[Work to complete]: Write out, word for word, every line from the first one through the line that holds "minimum width=720pt, minimum", and nothing else; skip the pictures.

[Collected data]:
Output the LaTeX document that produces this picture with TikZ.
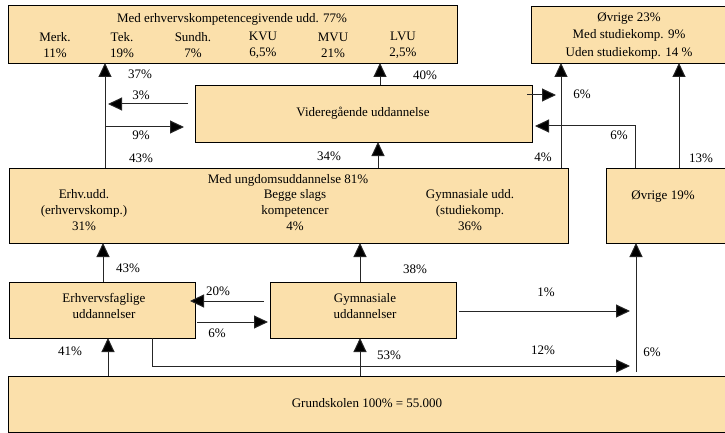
\documentclass[tikz,border=0pt]{standalone}
\usepackage{fontspec}
\setmainfont{Liberation Serif}
\usetikzlibrary{arrows.meta,calc}
\definecolor{boxfill}{RGB}{251,224,171}
\begin{document}
\begin{tikzpicture}[x=1pt,y=-1pt, font=\fontsize{13}{16}\selectfont,
  box/.style={draw=black, line width=0.9pt, fill=boxfill, inner sep=0pt, outer sep=0pt, rectangle},
  lbl/.style={anchor=base, yshift=-4.4pt, inner sep=0pt},
  txt/.style={align=center, inner sep=0pt},
  arr/.style={draw=black!85, line width=1pt, -{Triangle[length=14pt,width=13pt,fill=black]}},
  ln/.style={draw=black!85, line width=1pt}]
\useasboundingbox (0,0) rectangle (725,433);

% boxes
\node[box, minimum width=449pt, minimum height=58pt] (top) at (232.5,34) {};
\node[box, minimum width=197pt, minimum height=57pt] (topR) at (629.5,34.5) {};
\node[box, minimum width=337pt, minimum height=57pt] (vid) at (363.5,113.5) {};
\node[box, minimum width=559pt, minimum height=75pt] (ung) at (288.5,205.5) {};
\node[box, minimum width=122pt, minimum height=75pt] (ovr) at (667,205.5) {};
\node[box, minimum width=186pt, minimum height=56pt] (erh) at (102,310) {};
\node[box, minimum width=186pt, minimum height=56pt] (gym) at (363,310) {};
\node[box, minimum width=720pt, minimum height=56pt] (grund) at (368,404) {};

% texts in boxes
\node[lbl] (t0) at (232,18) {Med erhvervskompetencegivende udd. 77\%};
\node[txt] (t1) at (55,45) {Merk.\\11\%};
\node[txt] (t2) at (122,45) {Tek.\\19\%};
\node[txt] (t3) at (193,45) {Sundh.\\7\%};
\node[txt] (t4) at (263,45) {KVU\\6,5\%};
\node[txt] (t5) at (333,45) {MVU\\21\%};
\node[txt] (t6) at (403,45) {LVU\\2,5\%};
\node[txt, font=\fontsize{13}{17.5}\selectfont] (r1) at (629,35.5) {Øvrige 23\%\\Med studiekomp. 9\%\\Uden studiekomp. 14 \%};
\node[lbl] (v1) at (363,112) {Videregående uddannelse};
\node[lbl] (u0) at (288,179) {Med ungdomsuddannelse 81\%};
\node[txt] (u1) at (84,210) {Erhv.udd.\\(erhvervskomp.)\\31\%};
\node[txt] (u2) at (295,210) {Begge slags\\kompetencer\\4\%};
\node[txt] (u3) at (470,210) {Gymnasiale udd.\\(studiekomp.\\36\%};
\node[lbl] (o1) at (663,195) {Øvrige 19\%};
\node[txt] (e1) at (104,306) {Erhvervsfaglige\\uddannelser};
\node[txt] (g1) at (365,306) {Gymnasiale\\uddannelser};
\node[lbl] (gr1) at (367,403) {Grundskolen 100\% = 55.000};

% helper coordinates
\coordinate (xa) at (105,0);
\coordinate (xb) at (378,0);
\coordinate (xc) at (380,0);
\coordinate (xd) at (561,0);
\coordinate (xe) at (635,0);
\coordinate (xf) at (679,0);
\coordinate (xg) at (103,0);
\coordinate (xh) at (360,0);
\coordinate (xi) at (108,0);
\coordinate (xj) at (152,0);
\coordinate (xk) at (636,0);
\coordinate (y3) at (0,104);
\coordinate (y9) at (0,127);
\coordinate (y6a) at (0,95);
\coordinate (y6b) at (0,126);
\coordinate (y20) at (0,301);
\coordinate (y6c) at (0,322);
\coordinate (y1) at (0,311);
\coordinate (y12) at (0,366);
\coordinate (ybot) at (0,372);

% connectors
\draw[arr] (ung.north -| xa) -- (top.south -| xa);
\draw[arr] ([xshift=-7pt]vid.west |- y3) -- ([xshift=3pt]xa |- y3);
\draw[arr] (xa |- y9) -- ([xshift=-11pt]vid.west |- y9);
\draw[arr] (ung.north -| xb) -- (vid.south -| xb);
\draw[arr] (vid.north -| xc) -- (top.south -| xc);
\draw[arr] ([xshift=-5pt]vid.east |- y6a) -- ([xshift=-5pt]xd |- y6a);
\draw[arr] (ung.north -| xd) -- (topR.south -| xd);
\draw[arr] (ovr.north -| xe) -- (xe |- y6b) -- ([xshift=3pt]vid.east |- y6b);
\draw[arr] (ovr.north -| xf) -- (topR.south -| xf);
\draw[arr] (erh.north -| xg) -- (ung.south -| xg);
\draw[arr] (gym.north -| xh) -- (ung.south -| xh);
\draw[arr] ([xshift=-6pt]gym.west |- y20) -- ([xshift=-5pt]erh.east |- y20);
\draw[arr] ([xshift=2pt]erh.east |- y6c) -- ([xshift=-2pt]gym.west |- y6c);
\draw[arr] ([xshift=3pt]gym.east |- y1) -- ([xshift=-6pt]xk |- y1);
\draw[arr] (grund.north -| xi) -- (erh.south -| xi);
\draw[arr] (grund.north -| xh) -- (gym.south -| xh);
\draw[arr] (erh.south -| xj) -- (xj |- y12) -- ([xshift=-6pt]xk |- y12);
\draw[arr] (xk |- ybot) -- (ovr.south -| xk);

% labels
\node[lbl] (l37) at (140,74) {37\%};
\node[lbl] (l40) at (425,75) {40\%};
\node[lbl] (l3) at (141,95) {3\%};
\node[lbl] (l9) at (141,135) {9\%};
\node[lbl] (l43a) at (141,158) {43\%};
\node[lbl] (l34) at (329,156) {34\%};
\node[lbl] (l6a) at (582,94) {6\%};
\node[lbl] (l6b) at (619,135) {6\%};
\node[lbl] (l4) at (543,157) {4\%};
\node[lbl] (l13) at (701,158) {13\%};
\node[lbl] (l43b) at (128,268) {43\%};
\node[lbl] (l38) at (415,269) {38\%};
\node[lbl] (l20) at (218,291) {20\%};
\node[lbl] (l6c) at (217,333) {6\%};
\node[lbl] (l1) at (546,292) {1\%};
\node[lbl] (l41) at (70,351) {41\%};
\node[lbl] (l53) at (389,355) {53\%};
\node[lbl] (l12) at (543,350) {12\%};
\node[lbl] (l6d) at (652,352) {6\%};
\end{tikzpicture}
\end{document}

[Exercise answer]:
Output the LaTeX document that produces this picture with TikZ.
\documentclass[tikz,border=0pt]{standalone}
\usepackage{fontspec}
\setmainfont{Liberation Serif}
\usetikzlibrary{arrows.meta,calc}
\definecolor{boxfill}{RGB}{251,224,171}
\begin{document}
\begin{tikzpicture}[x=1pt,y=-1pt, font=\fontsize{13}{16}\selectfont,
  box/.style={draw=black, line width=0.9pt, fill=boxfill, inner sep=0pt, outer sep=0pt, rectangle},
  lbl/.style={anchor=base, yshift=-4.4pt, inner sep=0pt},
  txt/.style={align=center, inner sep=0pt},
  arr/.style={draw=black!85, line width=1pt, -{Triangle[length=14pt,width=13pt,fill=black]}},
  ln/.style={draw=black!85, line width=1pt}]
\useasboundingbox (0,0) rectangle (725,433);

% boxes
\node[box, minimum width=449pt, minimum height=58pt] (top) at (232.5,34) {};
\node[box, minimum width=197pt, minimum height=57pt] (topR) at (629.5,34.5) {};
\node[box, minimum width=337pt, minimum height=57pt] (vid) at (363.5,113.5) {};
\node[box, minimum width=559pt, minimum height=75pt] (ung) at (288.5,205.5) {};
\node[box, minimum width=122pt, minimum height=75pt] (ovr) at (667,205.5) {};
\node[box, minimum width=186pt, minimum height=56pt] (erh) at (102,310) {};
\node[box, minimum width=186pt, minimum height=56pt] (gym) at (363,310) {};
\node[box, minimum width=720pt, minimum height=56pt] (grund) at (368,404) {};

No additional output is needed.